I know that implementing this process is not walk in the park. Please don't see it as a request for you to implement that particular feature because I need it. But for me this would solve an issue I had with all of the personal finance tools. Therefor I wrote down my thoughts, maybe they resonate with someone and it results in a fruitful discussion. Or maybe someone had similar thoughts...


Technically speaking, it's not really necessary. It does help to validate database consistency, because the sum of all transactions is zero.

It also prevents you (from an architectural perspective) to pull money out of thin air. If you create an account with 1000 on it from the start, there has to be a source for that money. That account is hidden and invisible, but will have a balance of -1000. It may look like nothing, but it helps to keep things in check.


This depends on how you look at financing and budgeting (duh). But Firefly III was originally designed (by me) to lower your running expenses. It doesn't feature a lot cool budget automation because that leads to more charts but less money.
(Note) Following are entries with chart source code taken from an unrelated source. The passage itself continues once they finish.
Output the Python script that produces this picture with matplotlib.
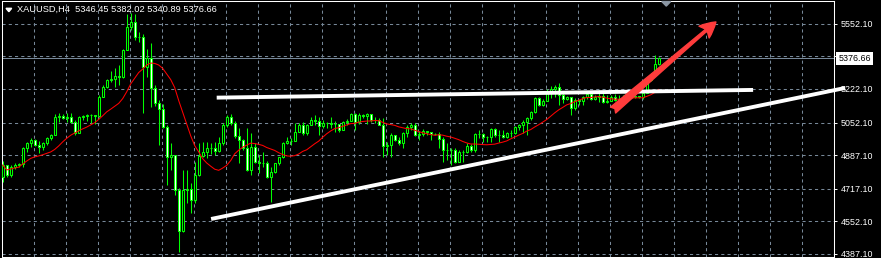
import matplotlib
matplotlib.use("Agg")
import matplotlib.pyplot as plt
from matplotlib.patches import Polygon
import numpy as np
import pandas as pd

plt.rcParams['font.family'] = ['Liberation Sans', 'DejaVu Sans']

symbol = "XAUUSD,H4"
first_open = 4776
closes = [
    4837, 4787, 4827, 4837, 4842, 4923, 4948, 4964, 4938, 4928,
    4948, 4974, 4989, 5080, 5085, 5075, 5080, 5055, 4999, 5080,
    5085, 5090, 5090, 5085, 5181, 5232, 5267, 5272, 5287, 5282,
    5419, 5535, 5561, 5485, 5485, 5333, 5379, 5227, 5151, 5120,
    5029, 4878, 4888, 4711, 4503, 4711, 4716, 4660, 4787, 4883,
    4903, 4923, 4923, 4908, 4948, 5040, 5080, 5050, 4984, 4964,
    4923, 4812, 4928, 4852, 4847, 4847, 4776, 4802, 4847, 4878,
    4948, 4959, 4959, 5004, 5040, 4999, 5040, 5065, 5060, 5034,
    5050, 5050, 5045, 5045, 5014, 5055, 5060, 5095, 5055, 5090,
    5085, 5095, 5065, 5065, 5040, 4933, 4938, 4989, 4964, 4948,
    4999, 5029, 5040, 4989, 4994, 5009, 5004, 4994, 4994, 4969,
    4913, 4913, 4913, 4852, 4903, 4903, 4933, 4913, 4994, 4994,
    4979, 4979, 5019, 4989, 4989, 4979, 4999, 4999, 5029, 5040,
    5055, 5075, 5105, 5176, 5141, 5161, 5201, 5222, 5232, 5191,
    5171, 5181, 5126, 5166, 5161, 5181, 5196, 5171, 5181, 5186,
    5156, 5161, 5181, 5166, 5171, 5176, 5186, 5181, 5186, 5181,
    5201, 5267, 5293, 5346.45, 5376.66,
]
highs = [
    4857, 4837, 4837, 4847, 4847, 4928, 4953, 4974, 4969, 4959,
    4953, 4979, 4994, 5095, 5100, 5095, 5100, 5100, 5065, 5085,
    5090, 5095, 5095, 5090, 5191, 5242, 5272, 5313, 5328, 5343,
    5424, 5601, 5606, 5601, 5510, 5500, 5424, 5454, 5242, 5166,
    5146, 5040, 4948, 4888, 4721, 4812, 4812, 4746, 4852, 4948,
    4953, 4953, 4948, 4953, 4979, 5050, 5090, 5095, 5060, 5024,
    4969, 5024, 4999, 4948, 4888, 4903, 4857, 4827, 4847, 4878,
    4953, 4979, 4974, 5050, 5050, 5055, 5045, 5080, 5090, 5080,
    5065, 5055, 5080, 5060, 5045, 5060, 5070, 5100, 5100, 5100,
    5095, 5100, 5075, 5080, 5075, 5075, 4953, 4999, 4989, 4979,
    5004, 5040, 5050, 5050, 5009, 5019, 5009, 5004, 4999, 5004,
    4979, 4948, 4923, 4923, 4913, 4913, 4948, 4943, 4999, 5014,
    4999, 4984, 5024, 5024, 5014, 5014, 5004, 5014, 5034, 5045,
    5065, 5080, 5110, 5181, 5181, 5171, 5222, 5237, 5242, 5252,
    5201, 5186, 5181, 5176, 5166, 5186, 5201, 5196, 5191, 5217,
    5201, 5191, 5191, 5196, 5191, 5191, 5191, 5186, 5191, 5186,
    5206, 5277, 5303, 5394, 5382.02,
]
lows = [
    4751, 4776, 4776, 4817, 4827, 4827, 4903, 4928, 4933, 4898,
    4913, 4938, 4964, 4994, 5055, 5070, 5055, 5050, 4989, 5009,
    5065, 5060, 5050, 5045, 5080, 5181, 5227, 5257, 5232, 5242,
    5277, 5419, 5520, 5470, 5459, 5100, 5282, 5131, 5136, 4938,
    5024, 4736, 4812, 4685, 4397, 4498, 4645, 4594, 4645, 4781,
    4878, 4873, 4893, 4888, 4903, 4938, 5029, 5040, 4974, 4847,
    4913, 4807, 4787, 4847, 4797, 4827, 4771, 4650, 4797, 4837,
    4873, 4943, 4938, 4979, 5004, 4989, 4989, 5040, 5040, 4989,
    5024, 5024, 5024, 5004, 5004, 5019, 5040, 5060, 5014, 5045,
    5075, 5045, 5055, 5050, 5040, 4878, 4888, 4878, 4959, 4938,
    4923, 4979, 5014, 4984, 4964, 4984, 4989, 4964, 4989, 4923,
    4852, 4862, 4837, 4847, 4862, 4852, 4898, 4903, 4903, 4974,
    4953, 4953, 4953, 4979, 4953, 4974, 4974, 4979, 4994, 5014,
    4999, 4989, 5065, 5100, 5136, 5136, 5161, 5176, 5181, 5141,
    5151, 5166, 5090, 5115, 5141, 5141, 5171, 5166, 5166, 5156,
    5151, 5151, 5171, 5161, 5141, 5141, 5176, 5176, 5176, 5176,
    5171, 5201, 5262, 5298, 5340.89,
]
price_ticks = [5552.10, 5387.10, 5222.10, 5052.10, 4887.10, 4717.10, 4552.10, 4387.10]
ma_period = 14

# drawn objects as (bar index, price)
resistance = [(53.5, 5178), (187.6, 5217)]
support = [(52.1, 4564), (210.6, 5227)]
arrow_tail = (152.6, 5115)
arrow_tip = (178.3, 5561)

GREEN = "#00ff00"
GRID = "#778899"

opens = [first_open] + closes[:-1]
x = np.arange(len(closes))
ma = pd.Series(closes).rolling(ma_period, min_periods=1).mean()

fig = plt.figure(figsize=(8.81, 2.58), dpi=100, facecolor="black")
ax = fig.add_axes([2 / 881, 1 / 258, 832 / 881, 256 / 258])
ax.set_facecolor("black")
ax.set_xlim(-0.175, 207.8)
ax.set_ylim(4371.6, 5667)

# grid
ax.set_xticks(np.arange(7.825, 208, 8))
ax.set_yticks(price_ticks)
ax.grid(True, color=GRID, linestyle=(0, (3, 3)), linewidth=0.75, zorder=0)
ax.set_axisbelow(True)

# candles
ax.vlines(x, lows, highs, color=GREEN, linewidth=0.75, zorder=2)
for i in x:
    o, c = opens[i], closes[i]
    fill = "black" if c > o else "white"
    ax.bar(i, abs(c - o), width=0.6, bottom=min(o, c), color=fill,
           edgecolor=GREEN, linewidth=0.75, zorder=3)

# moving average
ax.plot(x, ma, color="#ff0000", linewidth=0.75, zorder=4)

# bid line
ax.axhline(closes[-1], color=GRID, linewidth=0.75, zorder=1)

# trend lines and arrow
for (x0, p0), (x1, p1) in [resistance, support]:
    ax.plot([x0, x1], [p0, p1], color="white", linewidth=2.8,
            solid_capstyle="butt", clip_on=False, zorder=6)
ax.annotate("", xy=arrow_tip, xytext=arrow_tail, annotation_clip=False,
            arrowprops=dict(arrowstyle="fancy,head_length=0.8,head_width=0.8,tail_width=0.4",
                            color="#ff3c3c", mutation_scale=14, shrinkA=0, shrinkB=0),
            zorder=7)

# axes styling
for s in ax.spines.values():
    s.set_color("white")
    s.set_linewidth(0.75)
ax.yaxis.tick_right()
# the 5387.10 label sits under the bid price box in the terminal
ax.set_yticklabels(["" if abs(v - 5387.10) < 0.01 else f"{v:.2f}" for v in price_ticks])
ax.tick_params(axis="y", colors="white", length=2.2, width=0.7, pad=2.4, labelsize=6.4)
ax.tick_params(axis="x", length=0, labelbottom=False)

# current price box
ax.annotate(f"{closes[-1]:.2f}", xy=(1, closes[-1]), xycoords=("axes fraction", "data"),
            xytext=(3.2, 0), textcoords="offset points", va="center", ha="left",
            fontsize=6.4, color="black", annotation_clip=False,
            bbox=dict(boxstyle="square,pad=0.25", fc="white", ec="none"), zorder=8)

# shift marker
ax.add_patch(Polygon([(0.793, 0.998), (0.8037, 0.998), (0.7984, 0.980)], closed=True,
                     transform=ax.transAxes, color="#8a96a3", clip_on=False, zorder=8))

# header
fig.patches.append(Polygon([(6 / 881, 1 - 8.3 / 258), (11.7 / 881, 1 - 8.3 / 258),
                            (8.85 / 881, 1 - 11.7 / 258)], closed=True,
                           transform=fig.transFigure, color="white"))
o, h, l, c = opens[-1], highs[-1], lows[-1], closes[-1]
fig.text(16.7 / 881, 1 - 9.4 / 258, f"{symbol}  {o:.2f} {h:.2f} {l:.2f} {c:.2f}",
         color="white", fontsize=6.7, va="center", ha="left")

fig.savefig("out.png", dpi=100, facecolor="black")
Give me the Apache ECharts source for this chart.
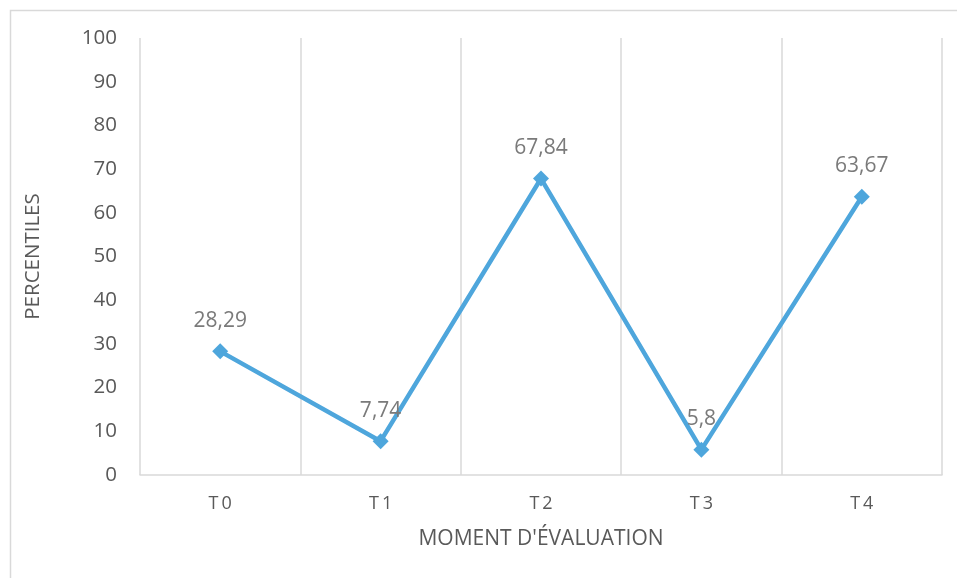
<!DOCTYPE html>
<html>
<head>
<meta charset="utf-8">
<script src="https://cdn.jsdelivr.net/npm/echarts@6/dist/echarts.min.js"></script>
<style>
html,body{margin:0;padding:0;background:#fff;}
#c{width:957px;height:578px;}
</style>
</head>
<body>
<div id="c"></div>
<script>
var categories = ['T0', 'T1', 'T2', 'T3', 'T4'];
var percentiles = [28.29, 7.74, 67.84, 5.8, 63.67];
var yTicks = [0, 10, 20, 30, 40, 50, 60, 70, 80, 90, 100];

var chart = echarts.init(document.getElementById('c'));
var font = 'Open Sans';
chart.setOption({
  animation: false,
  backgroundColor: '#fff',
  graphic: [{
    type: 'rect', shape: {x: 10.5, y: 10.5, width: 1000, height: 1000},
    style: {fill: 'none', stroke: '#d9d9d9', lineWidth: 1.5}, silent: true
  }],
  grid: {left: 140, right: 15, top: 38, bottom: 103},
  xAxis: {
    type: 'category',
    data: categories,
    boundaryGap: true,
    name: "MOMENT D'ÉVALUATION",
    nameLocation: 'middle',
    nameGap: 54,
    nameTextStyle: {fontFamily: font, fontSize: 21, color: '#595959'},
    axisLine: {lineStyle: {color: '#d9d9d9', width: 1.5}},
    axisTick: {show: false},
    axisLabel: {fontFamily: font, fontSize: 18, color: '#595959', margin: 20,
      formatter: function (v) { return v.split('').join('\u2009'); }},
    splitLine: {show: true, lineStyle: {color: '#d9d9d9', width: 1.5}}
  },
  yAxis: {
    type: 'value',
    min: yTicks[0],
    max: yTicks[yTicks.length - 1],
    interval: 10,
    name: 'PERCENTILES',
    nameLocation: 'middle',
    nameGap: 96,
    nameTextStyle: {fontFamily: font, fontSize: 20.5, color: '#595959'},
    axisLine: {show: false},
    axisTick: {show: false},
    axisLabel: {fontFamily: font, fontSize: 20.5, color: '#595959', margin: 23, padding: [4, 0, 0, 0]},
    splitLine: {show: false}
  },
  series: [{
    type: 'line',
    data: percentiles,
    symbol: 'diamond',
    symbolSize: 16,
    lineStyle: {color: '#4EA6DC', width: 4.5},
    itemStyle: {color: '#4EA6DC'},
    label: {
      show: true, position: 'top', distance: 12,
      fontFamily: font, fontSize: 21, color: '#7a7a7a',
      formatter: function (p) { return String(p.value).replace('.', ','); }
    }
  }]
});
</script>
</body>
</html>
The original idea was to make it hard (or at least with some friction) to create transactions. This also excluded any way of importing data. That way you feel your transactions twice. Once when you spend the money, and twice when you have to enter it.

Making you finances tangible is a very good way of spending less money. Importing all your shit just gives GIGO but with nicer graphics.


To ask something that now seems obvious... in your experience, doesn't that friction just drive people away from the program? That seems to me the natural response.


Firefly III is missing plenty of features (see below). I started Firefly III with a single user (me) and everything else is a bonus.

https://docs.firefly-iii.org/firefly-iii/about-firefly-iii/w...

I will admit that I caved under pressure and built the Firefly III Data Importer:

https://github.com/firefly-iii/data-importer


Nice, came here to says thanks for the explanation! I was following Firefly III since a couple of years, already installed a test version on a local VM. I set up auto-pull for 2 of my 6 bank accounts, this did not work well (some transactions were missing, e.g. credit cards). I haven't found the time to proceed deeper.

For my partner and me, I keep an OpenOffice spreadsheet were I enter all expenses, so we know who owes whom how much. Also, I scan all my receipts and they are automatically renamed and moved based on patterns (paperless-ng).

I agree to your argument, seeing all your expenses in this way helps keeping a connection to how much is spend. I yet need to combine my two systems with firefly.


Can you clarify what you mean by scanning receipts?

Do you scan (presumably photo with phone?) and then autodetermine the cost and maybe even some sub-category breakouts?


Basically, yes.


Yes to the first question or to the second?


No to the first, yes to the second.


There is the Firefly III Data Importer though?

https://github.com/firefly-iii/data-importer/


I have 10 years in my own installation, running on a Pi2. Seems to be fine.


Is there a thread on GitHub somewhere? Can I help?